The Astros continued to cheat after Beltran and Cora left following the 2017 season. Players reportedly considered their methods justified because of a pervasive belief that other teams were similarly cheating and that it was a league-wide problem.

"Did we know for sure? No, but there was so much BS in the air about what to believe other teams were doing and not doing," one anonymous Astros player said. "And so it got really muddled."

But Houston's sign-stealing, in particular, wasn't exactly an MLB secret.

"The whole industry knows they've been cheating their asses off for three or four years," one team executive said, according to Barry Svrluga and Dave Sheinin of The Washington Post. "Everybody knew it."

Members of the Los Angeles Dodgers reached out to Brian Dozier when he and the Washington Nationals were preparing to face the Astros in the 2019 World Series, report Svrluga and Sheinin.

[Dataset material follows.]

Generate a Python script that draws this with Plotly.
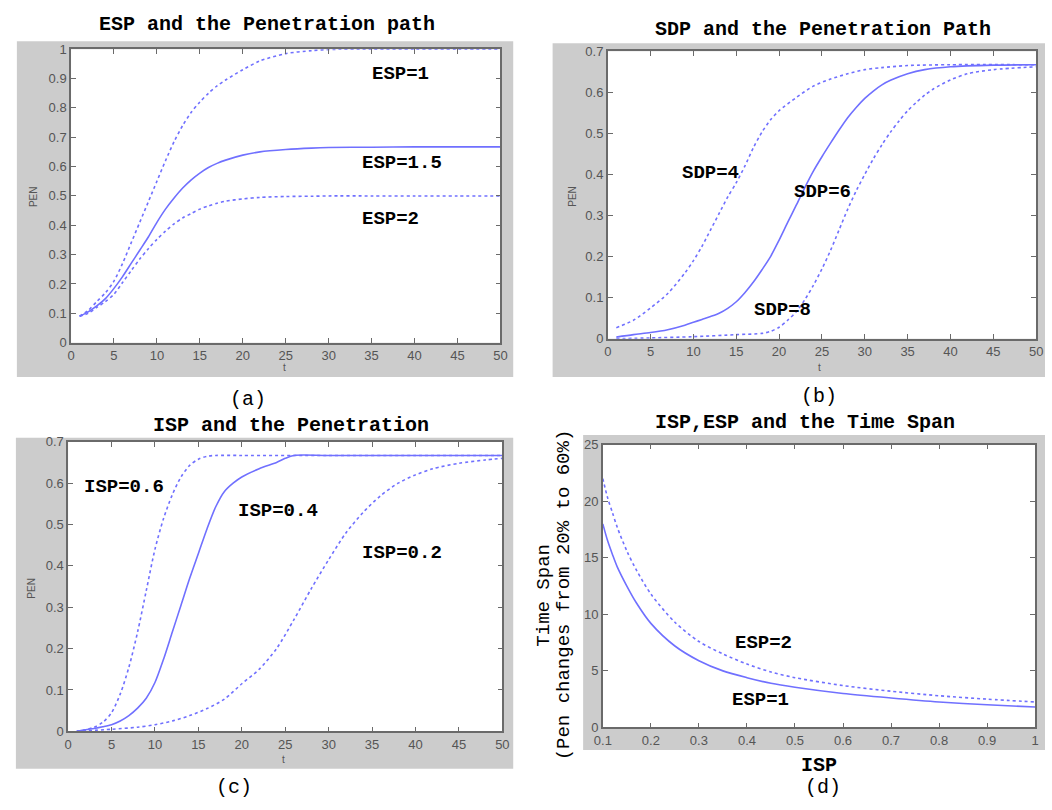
import plotly.graph_objects as go

# ---------------- data ----------------
# (a) ESP and the Penetration path
t_a = [1, 2, 3, 4, 5, 6, 7, 8, 9, 10, 11, 12, 13, 14, 15, 16, 17, 18, 20, 22, 25, 28, 30, 35, 40, 45, 50]
pen_esp1 = [0.09, 0.11, 0.14, 0.17, 0.21, 0.27, 0.34, 0.41, 0.48, 0.55, 0.62, 0.685, 0.74, 0.785, 0.82, 0.85, 0.875,
            0.895, 0.93, 0.96, 0.985, 0.995, 0.999, 1.0, 1.0, 1.0, 1.0]
pen_esp15 = [0.09, 0.105, 0.125, 0.15, 0.185, 0.225, 0.27, 0.315, 0.36, 0.41, 0.455, 0.493, 0.527, 0.555, 0.578, 0.597,
             0.611, 0.622, 0.639, 0.65, 0.658, 0.663, 0.665, 0.666, 0.667, 0.667, 0.667]
pen_esp2 = [0.09, 0.10, 0.12, 0.14, 0.165, 0.205, 0.245, 0.285, 0.32, 0.352, 0.38, 0.405, 0.425, 0.44, 0.455, 0.466,
            0.475, 0.482, 0.49, 0.495, 0.498, 0.499, 0.5, 0.5, 0.5, 0.5, 0.5]

# (b) SDP and the Penetration Path
t_sdp4 = [1, 3, 5, 7, 9, 10, 11, 12, 13, 14, 15, 16, 17, 18, 19, 20, 22, 24, 26, 28, 30, 32, 35, 40, 50]
pen_sdp4 = [0.027, 0.045, 0.075, 0.11, 0.16, 0.19, 0.225, 0.265, 0.305, 0.345, 0.38, 0.42, 0.465, 0.503, 0.533, 0.555,
            0.587, 0.615, 0.632, 0.645, 0.655, 0.66, 0.665, 0.667, 0.667]
t_sdp6 = [1, 3, 5, 7, 9, 10, 11, 12, 13, 14, 15, 16, 17, 18, 19, 20, 21, 22, 23, 24, 25, 26, 27, 28, 29, 30, 31, 32,
          33, 35, 37, 40, 45, 50]
pen_sdp6 = [0.004, 0.01, 0.015, 0.022, 0.033, 0.04, 0.047, 0.054, 0.062, 0.074, 0.09, 0.112, 0.138, 0.168, 0.2, 0.24,
            0.283, 0.325, 0.368, 0.408, 0.443, 0.476, 0.508, 0.538, 0.563, 0.585, 0.603, 0.618, 0.629, 0.645, 0.655,
            0.662, 0.666, 0.667]
t_sdp8 = [1, 5, 10, 15, 18, 19, 20, 21, 22, 23, 24, 25, 26, 27, 28, 29, 30, 31, 32, 33, 34, 35, 36, 37, 38, 40, 42,
          45, 50]
pen_sdp8 = [0.0, 0.002, 0.005, 0.01, 0.013, 0.018, 0.028, 0.045, 0.066, 0.095, 0.13, 0.17, 0.215, 0.265, 0.315, 0.36,
            0.4, 0.438, 0.472, 0.503, 0.53, 0.555, 0.575, 0.593, 0.608, 0.63, 0.645, 0.655, 0.662]

# (c) ISP and the Penetration
t_isp6 = [1, 2, 3, 4, 5, 6, 7, 8, 9, 10, 11, 12, 13, 14, 15, 16, 17, 20, 30, 40, 50]
pen_isp6 = [0.0, 0.004, 0.01, 0.022, 0.045, 0.09, 0.155, 0.24, 0.34, 0.44, 0.515, 0.572, 0.615, 0.643, 0.658, 0.665,
            0.667, 0.667, 0.667, 0.667, 0.667]
t_isp4 = [1, 2, 3, 4, 5, 6, 7, 8, 9, 10, 11, 12, 13, 14, 15, 16, 17, 18, 19, 20, 22, 24, 25, 26, 30, 40, 50]
pen_isp4 = [0.0, 0.004, 0.007, 0.011, 0.016, 0.025, 0.038, 0.056, 0.08, 0.118, 0.175, 0.24, 0.305, 0.37, 0.43, 0.49,
            0.543, 0.58, 0.6, 0.615, 0.635, 0.65, 0.66, 0.667, 0.667, 0.667, 0.667]
t_isp2 = [1, 5, 8, 10, 12, 14, 16, 18, 20, 22, 24, 26, 28, 30, 32, 34, 36, 38, 40, 42, 45, 48, 50]
pen_isp2 = [0.0, 0.005, 0.01, 0.016, 0.025, 0.038, 0.055, 0.078, 0.115, 0.15, 0.2, 0.27, 0.345, 0.415, 0.48, 0.53,
            0.57, 0.6, 0.62, 0.635, 0.648, 0.656, 0.66]

# (d) ISP, ESP and the Time Span
isp = [0.1, 0.11, 0.12, 0.13, 0.15, 0.17, 0.2, 0.25, 0.3, 0.35, 0.4, 0.45, 0.5, 0.6, 0.7, 0.8, 0.9, 1.0]
span_esp1 = [18.0, 16.5, 15.3, 14.2, 12.5, 11.0, 9.2, 7.2, 5.9, 5.0, 4.4, 3.9, 3.55, 3.0, 2.6, 2.25, 2.0, 1.8]
span_esp2 = [22.0, 20.3, 19.0, 17.7, 15.6, 13.9, 11.8, 9.3, 7.6, 6.5, 5.6, 4.9, 4.4, 3.7, 3.2, 2.8, 2.5, 2.25]
isp_ticks = [0.1, 0.2, 0.3, 0.4, 0.5, 0.6, 0.7, 0.8, 0.9, 1.0]
isp_tick_text = ["0.1", "0.2", "0.3", "0.4", "0.5", "0.6", "0.7", "0.8", "0.9", "1"]

# ---------------- layout helpers ----------------
W, H = 1052, 810
def fx(p): return p / W
def fy(p): return 1 - p / H

LINE = "#7070ff"
MONO = "Liberation Mono"
SANS = "Liberation Sans"

fig = go.Figure()

def add(x, y, ax, dash):
    fig.add_trace(go.Scatter(x=x, y=y, mode="lines", line=dict(color=LINE, width=1.6, dash=dash, shape="spline",
                                                                  smoothing=0.8),
                             xaxis="x" + ax, yaxis="y" + ax, showlegend=False, hoverinfo="skip"))

add(t_a, pen_esp1, "", "dot")
add(t_a, pen_esp15, "", "solid")
add(t_a, pen_esp2, "", "dot")
add(t_sdp4, pen_sdp4, "2", "dot")
add(t_sdp6, pen_sdp6, "2", "solid")
add(t_sdp8, pen_sdp8, "2", "dot")
add(t_isp6, pen_isp6, "3", "dot")
add(t_isp4, pen_isp4, "3", "solid")
add(t_isp2, pen_isp2, "3", "dot")
add(isp, span_esp2, "4", "dot")
add(isp, span_esp1, "4", "solid")

# plot areas in pixels: (left, top, right, bottom)
areas = {
    "": (63, 43, 499, 342),
    "2": (608, 45, 1043, 338),
    "3": (60, 443, 501, 738),
    "4": (603, 446, 1042, 734),
}
gray = [(8, 35, 512, 377), (552, 37, 1052, 377), (7, 439, 512, 776), (583, 436, 1052, 757)]

axis_common = dict(showline=True, mirror="ticks", linecolor="#6a6a6a", linewidth=1.5, ticks="inside", ticklen=5,
                   tickcolor="#6a6a6a", showgrid=False, zeroline=False, ticklabeloverflow="allow",
                   tickfont=dict(family=SANS, size=13, color="#555555"))

lay = {}
ranges = {
    "": ([0, 50], 5, [0, 1], 0.1),
    "2": ([0, 50], 5, [0, 0.7], 0.1),
    "3": ([0, 50], 5, [0, 0.7], 0.1),
}
for k, (l, t, r, b) in areas.items():
    xa = dict(axis_common, domain=[fx(l), fx(r)], anchor="y" + k)
    ya = dict(axis_common, domain=[fy(b), fy(t)], anchor="x" + k)
    if k in ranges:
        xr, xd, yr, yd = ranges[k]
        xa.update(range=xr, dtick=xd, tick0=0)
        ya.update(range=yr, dtick=yd, tick0=0)
    else:
        xa.update(range=[0.1, 1.0], tickvals=isp_ticks, ticktext=isp_tick_text)
        ya.update(range=[0, 25], dtick=5, tick0=0)
    lay["xaxis" + k] = xa
    lay["yaxis" + k] = ya

shapes = []
for (l, t, r, b) in gray:
    shapes.append(dict(type="rect", xref="paper", yref="paper", x0=fx(l), x1=fx(r), y0=fy(b), y1=fy(t),
                       fillcolor="#cccccc", line=dict(width=0), layer="below"))
for (l, t, r, b) in areas.values():
    shapes.append(dict(type="rect", xref="paper", yref="paper", x0=fx(l), x1=fx(r), y0=fy(b), y1=fy(t),
                       fillcolor="white", line=dict(width=0), layer="below"))

ann = []
def text(s, x, y, size=19, family=MONO, color="black", angle=0, bold=True):
    if bold:
        s = "<b>" + s + "</b>"
    ann.append(dict(text=s, x=fx(x), y=fy(y), xref="paper", yref="paper", showarrow=False, xanchor="center",
                    yanchor="middle", textangle=angle, font=dict(family=family, size=size, color=color)))

# titles
text("ESP and the Penetration path", 262, 18, 20)
text("SDP and the Penetration Path", 827, 23, 20)
text("ISP and the Penetration", 286, 426, 20)
text("ISP,ESP and the Time Span", 808, 423, 20)
# subfigure labels
text("(a)", 243, 400, 20, bold=False)
text("(b)", 823, 397, 20, bold=False)
text("(c)", 228, 795, 20, bold=False)
text("(d)", 827, 795, 20, bold=False)
# axis labels
for (x, y) in [(25, 193), (572, 193), (22, 592)]:
    text("PEN", x, y, 10, SANS, "#555555", -90, bold=False)
for (x, y) in [(280, 367), (823, 367), (279, 767)]:
    text("t", x, y, 10, SANS, "#555555", bold=False)
text("ISP", 823, 773, 20)
text("Time Span", 543, 599, 19, MONO, "black", -90, bold=False)
text("(Pen changes from 20% to 60%)", 563, 599, 19, MONO, "black", -90, bold=False)
# curve labels
text("ESP=1", 398, 68)
text("ESP=1.5", 399, 159)
text("ESP=2", 387, 216)
text("SDP=4", 712, 169)
text("SDP=6", 826, 188)
text("SDP=8", 785, 309)
text("ISP=0.6", 117, 489)
text("ISP=0.4", 273, 514)
text("ISP=0.2", 399, 556)
text("ESP=2", 766, 648)
text("ESP=1", 763, 706)

fig.update_layout(width=W, height=H, margin=dict(l=0, r=0, t=0, b=0), paper_bgcolor="white",
                  plot_bgcolor="white", shapes=shapes, annotations=ann, **lay)

fig.write_html("out.html", config={"displayModeBar": False},
               post_script="document.body.style.margin='0';document.body.style.overflow='hidden';")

Dodgers players reportedly warned Dozier - a former Dodger himself - about Houston's extensive sign-stealing scheme.

Former Astros and Nationals reliever Tony Sipp also reportedly warned Max Scherzer that Washington needed to be wary of sign-stealing even when there were no runners on base.

The New York Mets hired Beltran as their manager in November, but he stepped down before managing a single game after Major League Baseball published its report on Houston's sign-stealing in January. Cora was also ousted from his role as manager of the Boston Red Sox.

Hinch and Astros GM Jeff Luhnow each received one-year suspensions following the publication of MLB's report, and both were subsequently fired by Houston.